3/ Loan Disbursements:
Paytm’s success in financial services can be measured by the value and number of loans disbursed. In FY2024, loan disbursements reached ₹52,390 crore, showcasing significant growth in this segment. Monitoring both the total value and the number of loans distributed will provide insights into Paytm's lending business’s performance and scalability.
Future Opportunities for Paytm
As Paytm continues to innovate and expand, several emerging trends and growth vectors present significant opportunities:
1/ Mobile Distribution of Credit:
India’s massive and scalable credit market offers a profitable growth opportunity for Paytm. Leveraging its ecosystem, Paytm is well-positioned to address multiple large and fast-growing market segments, driving substantial revenue from mobile credit distribution.
2/ Emerging Payment Technologies:
Innovations such as e-Rupi, wearable payment devices, voice payments, and biometric payments are poised to enhance customer experience and increase digital spending. Retail e-Rupi has already seen impressive adoption, with approximately 800K transactions within two months of its launch. The Indian wearable market, valued at ₹1.1 lakh crore in FY22, is expected to reach ₹1.4 lakh crore by FY 2030, presenting a vast opportunity for Paytm to capitalize on these trends.
3/ Expansion in Financial Services:
Paytm’s early momentum in insurance, particularly in embedded and merchant insurance products, highlights the potential for further growth in financial services. Additionally, the expansion of mutual funds distribution and other wealth management offerings positions Paytm to capture a larger share of the financial services market.
Business Challenges for Paytm
1/ Losing Market Share
With a plethora of options in the digital payments sphere, customers are switching to competitors, resulting in a significant loss of market share, especially in digital payments and banking.
2/ Inability to Provide Services via PPL
The cessation of services like deposits, credit transactions, and FASTag recharges via Paytm Payments Bank has lead to decreased user engagement and loss of revenue from these transactions.
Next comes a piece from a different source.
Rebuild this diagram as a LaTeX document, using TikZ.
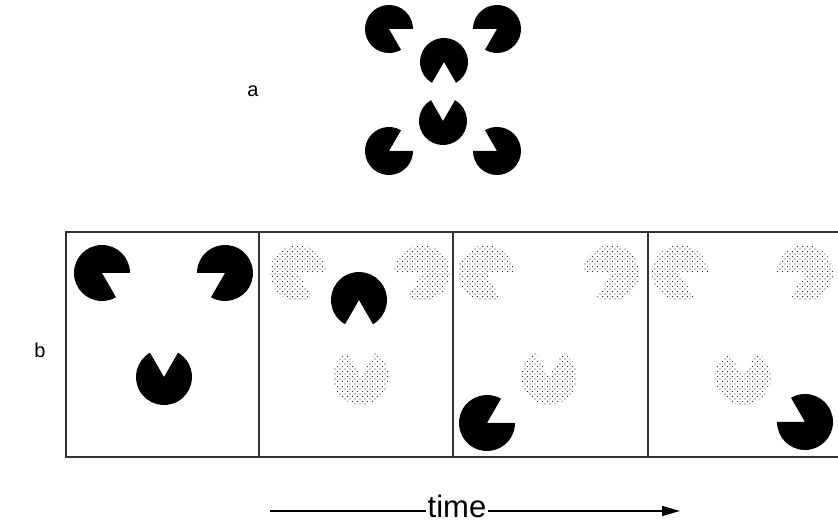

3/ Compliance and Regulatory Issues
Persistent compliance issues, such as improper account openings, have already led to severe actions from the Reserve Bank of India (RBI). Ongoing investigations could further strain operations, increasing operational costs and legal risks.
Continuous regulatory breaches may tarnish Paytm's brand, making it harder to gain customer trust and potentially affecting its valuation.
4/ Operational Disruption
Handling the fallout from service disruptions will put pressure on customer support operations, increasing costs and potentially leading to dissatisfaction if not managed effectively.
These challenges underscore the need for Paytm to swiftly address compliance issues, communicate effectively with stakeholders, and rebuild trust to mitigate long-term impacts on its business.